Refined Geometry-guided Head Avatar Reconstruction from Monocular RGB Video
Pilseo Park, Ze Zhang, Michel Sarkis, Ning Bi, Xiaoming Liu, Yiying Tong
TL;DR
This paper tackles high-fidelity head avatar reconstruction from monocular RGB video by introducing a two-phase framework that first trains a 3DMM-informed NeRF using an initial FLAME/DECA mesh and latent vertex codes, then refines the geometry by building an SDF from the NeRF density and perturbing the mesh along normals with Laplacian smoothing on the displacement. A second-phase NeRF is then trained with the refined mesh to capture fine facial details, guided by a geometry-aware latent field.
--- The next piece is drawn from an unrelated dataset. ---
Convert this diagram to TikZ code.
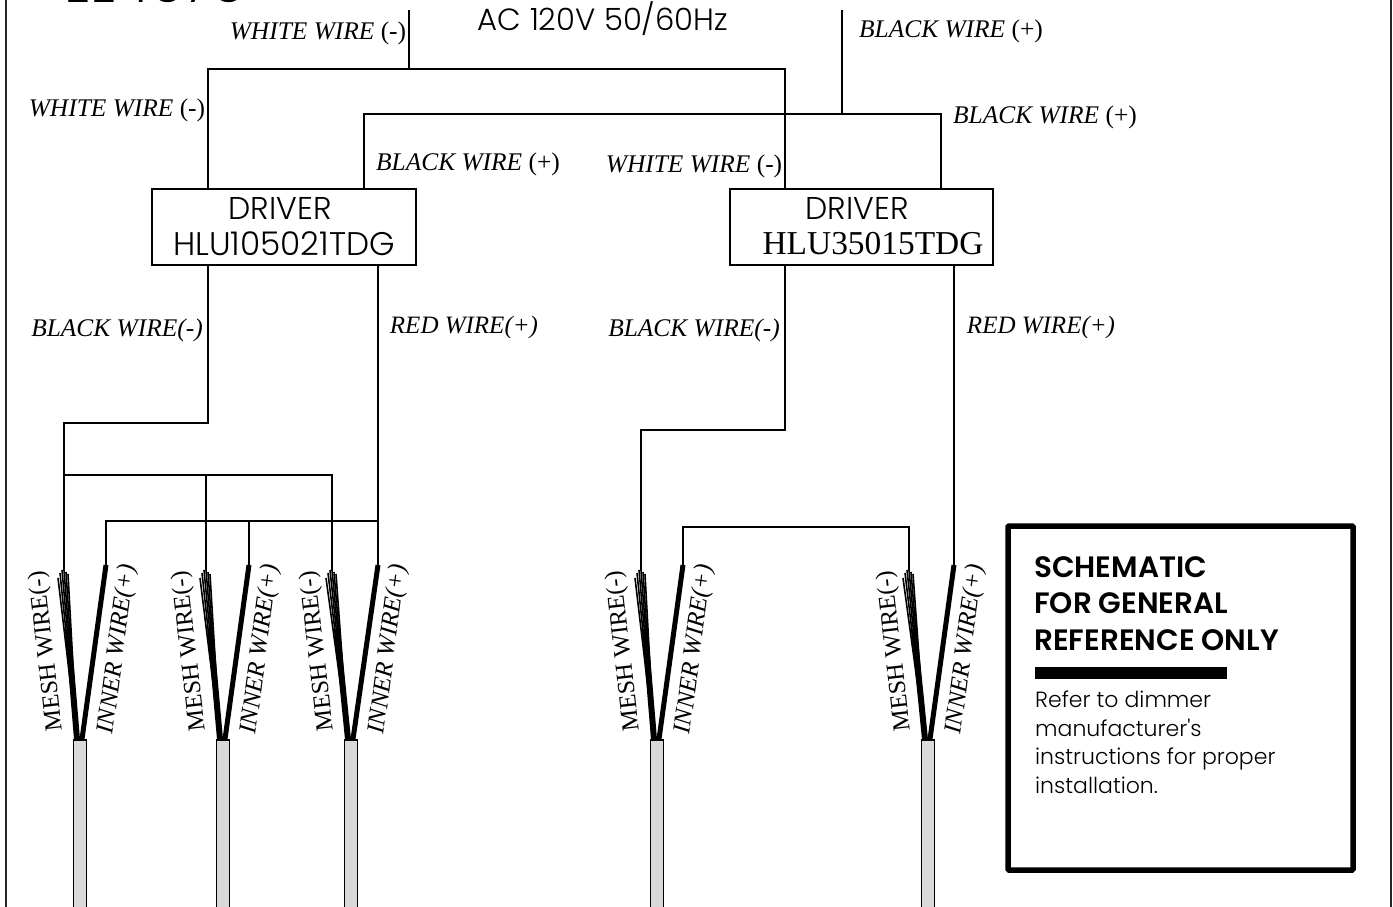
\documentclass[tikz,border=0pt]{standalone}
\usepackage{fontspec}
\setmainfont{Liberation Serif}
\newfontfamily\gothic{Poppins Light}
\newfontfamily\gothicbold{Poppins SemiBold}
\usetikzlibrary{calc}
\definecolor{cablegrey}{HTML}{D9D9D9}
\tikzset{
	wire/.style={line width=1.7pt, line join=miter},
	wirelabel/.style={inner sep=0pt, font=\fontsize{25.4}{28}\selectfont},
	fanlabel/.style={inner sep=0pt, font=\fontsize{24.5}{26}\selectfont},
	driverbox/.style={draw, line width=1.7pt, minimum height=76pt, inner sep=0pt},
	drivertext/.style={inner sep=0pt, font=\gothic\fontsize{31.5}{34}\selectfont},
	cablebox/.style={draw, fill=cablegrey, line width=1.5pt, minimum width=13pt, minimum height=190pt, inner sep=0pt},
	meshstrand/.style={line width=1.6pt},
	innerstrand/.style={line width=5pt},
}

\begin{document}
\begin{tikzpicture}[x=1pt, y=-1pt]
	\useasboundingbox (0,0) rectangle (1393,907);
	% outer frame and cut off heading
	\draw[line width=2.6pt, black!85] (6,-5) -- (6,912);
	\draw[line width=2.6pt, black!85] (1391,-5) -- (1391,912);
	\node[inner sep=0pt, anchor=base west, font=\gothic\fontsize{53}{53}\selectfont] (heading) at (64,3) {EE4676};
	\node[inner sep=0pt, font=\gothic\fontsize{30.7}{33}\selectfont] (mains) at (603,19) {AC 120V 50/60Hz};

	% drivers
	\node[driverbox, minimum width=264pt] (driverA) at (284,227) {};
	\node[driverbox, minimum width=263pt] (driverB) at (861.5,227) {};
	\node[drivertext] (driverAa) at (280,208) {DRIVER};
	\node[drivertext, font=\gothic\fontsize{32.7}{36}\selectfont] (driverAb) at (284,244) {HLU105021TDG};
	\node[drivertext] (driverBa) at (857,208) {DRIVER};
	\node[inner sep=0pt, font=\fontsize{33.4}{36}\selectfont] (driverBb) at (873,244) {HLU35015TDG};

	% mains wiring
	\coordinate (whiteIn) at (409,10);
	\coordinate (whiteJoin) at (409,69);
	\coordinate (whiteL) at (208,69);
	\coordinate (whiteR) at (785,69);
	\coordinate (blackIn) at (842,10);
	\coordinate (blackJoin) at (842,114);
	\coordinate (blackL) at (364,114);
	\coordinate (blackR) at (941,114);
	\draw[wire] (whiteIn) -- (whiteJoin);
	\draw[wire] (whiteL |- driverA.north) -- (whiteL) -- (whiteR) -- (whiteR |- driverB.north);
	\draw[wire] (blackIn) -- (blackJoin);
	\draw[wire] (blackL |- driverA.north) -- (blackL) -- (blackR) -- (blackR |- driverB.north);

	% cables with their two strands
	\foreach \n/\cx/\mx/\ix in {1/80/64/106, 2/223/206/249, 3/351/332/378, 4/657/641/683, 5/928/909/954}{
		\node[cablebox] (cable\n) at (\cx,835) {};
		\coordinate (mesh\n) at (\mx,570);
		\coordinate (inner\n) at (\ix,565);
		\draw[innerstrand] ([xshift=2pt]cable\n.north) -- (inner\n);
		\foreach \off/\rise in {-6/8, -4/3, -2/0, 0/0, 2/2, 4/4}{
			\draw[meshstrand] ([xshift=-3pt]cable\n.north) -- ([xshift=\off pt, yshift=-\rise pt]mesh\n);
		}
		\draw[line width=6pt] ([xshift=-3pt]cable\n.north) -- ($([xshift=-3pt]cable\n.north)!0.65!([xshift=-1pt]mesh\n)$);
		\node[fanlabel, rotate=96.5] (meshtext\n) at (\cx-33,651) {MESH WIRE(-)};
		\node[fanlabel, rotate=82.5, font=\itshape\fontsize{24.8}{26}\selectfont] (innertext\n) at (\cx+38,649) {INNER WIRE(+)};
	}

	% first driver to its three cables
	\coordinate (blackA) at (208,423);
	\coordinate (blackAl) at (64,423);
	\coordinate (meshbus) at (64,475);
	\coordinate (meshbusR) at (332,475);
	\coordinate (redbus) at (378,521);
	\coordinate (redbusL) at (106,521);
	\draw[wire] (blackA |- driverA.south) -- (blackA) -- (blackAl) -- (mesh1);
	\draw[wire] (meshbus) -- (meshbusR) -- (mesh3);
	\draw[wire] (mesh2 |- meshbus) -- (mesh2);
	\draw[wire] (redbus |- driverA.south) -- (inner3);
	\draw[wire] (redbus) -- (redbusL) -- (inner1);
	\draw[wire] (inner2 |- redbus) -- (inner2);

	% second driver to its two cables
	\coordinate (blackB) at (785,430);
	\coordinate (blackBl) at (641,430);
	\coordinate (redB) at (909,527);
	\coordinate (redBl) at (683,527);
	\draw[wire] (blackB |- driverB.south) -- (blackB) -- (blackBl) -- (mesh4);
	\draw[wire] (inner5 |- driverB.south) -- (inner5);
	\draw[wire] (inner4) -- (redBl) -- (redB) -- (mesh5);

	% wire names
	\node[wirelabel] (lblWa) at (318,33) {\textit{WHITE WIRE} (-)};
	\node[wirelabel] (lblWb) at (117,110) {\textit{WHITE WIRE} (-)};
	\node[wirelabel] (lblWc) at (694,166) {\textit{WHITE WIRE} (-)};
	\node[wirelabel] (lblBa) at (951,31) {\textit{BLACK WIRE} (+)};
	\node[wirelabel] (lblBb) at (1045,117) {\textit{BLACK WIRE} (+)};
	\node[wirelabel] (lblBc) at (468,164) {\textit{BLACK WIRE} (+)};
	\node[wirelabel] (lblNa) at (117,330) {\textit{BLACK WIRE(-)}};
	\node[wirelabel] (lblNb) at (694,330) {\textit{BLACK WIRE(-)}};
	\node[wirelabel, font=\fontsize{25}{28}\selectfont] (lblRa) at (464,327) {\textit{RED WIRE(+)}};
	\node[wirelabel, font=\fontsize{25}{28}\selectfont] (lblRb) at (1041,327) {\textit{RED WIRE(+)}};

	% note box
	\node[draw, line width=5.5pt, rounded corners=1pt, minimum width=345pt, minimum height=344pt] (notebox) at (1180.5,698) {};
	\node[inner sep=0pt, anchor=north west, align=left, font=\gothicbold\fontsize{29.5}{36.7}\selectfont] (notehead) at (1034,556) {SCHEMATIC\\FOR GENERAL\\REFERENCE ONLY};
	\node[fill=black, inner sep=0pt, minimum width=192pt, minimum height=12pt] (notebar) at (1131,673) {};
	\node[inner sep=0pt, anchor=north west, align=left, font=\gothic\fontsize{22}{28.5}\selectfont] (notebody) at (1035,691) {Refer to dimmer\\manufacturer's\\instructions for proper\\installation.};
\end{tikzpicture}
\end{document}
Quantitative and qualitative results across six subjects and multiple datasets show state-of-the-art or near-state-of-the-art performance in L$_1$, PSNR, SSIM, and LPIPS, with clear improvements in eye and mouth regions and expression fidelity. The work demonstrates that incorporating NeRF-derived geometry through SDF-based mesh refinement can significantly enhance photorealistic head rendering from monocular input, with practical implications for VR/AR and telepresence. It also highlights avenues for future work, including applying the bootstrapped geometry framework to other 3DMMs and broader scenes.
Abstract
High-fidelity reconstruction of head avatars from monocular videos is highly desirable for virtual human applications, but it remains a challenge in the fields of computer graphics and computer vision. In this paper, we propose a two-phase head avatar reconstruction network that incorporates a refined 3D mesh representation. Our approach, in contrast to existing methods that rely on coarse template-based 3D representations derived from 3DMM, aims to learn a refined mesh representation suitable for a NeRF that captures complex facial nuances. In the first phase, we train 3DMM-stored NeRF with an initial mesh to utilize geometric priors and integrate observations across frames using a consistent set of latent codes. In the second phase, we leverage a novel mesh refinement procedure based on an SDF constructed from the density field of the initial NeRF. To mitigate the typical noise in the NeRF density field without compromising the features of the 3DMM, we employ Laplace smoothing on the displacement field. Subsequently, we apply a second-phase training with these refined meshes, directing the learning process of the network towards capturing intricate facial details. Our experiments demonstrate that our method further enhances the NeRF rendering based on the initial mesh and achieves performance superior to state-of-the-art methods in reconstructing high-fidelity head avatars with such input.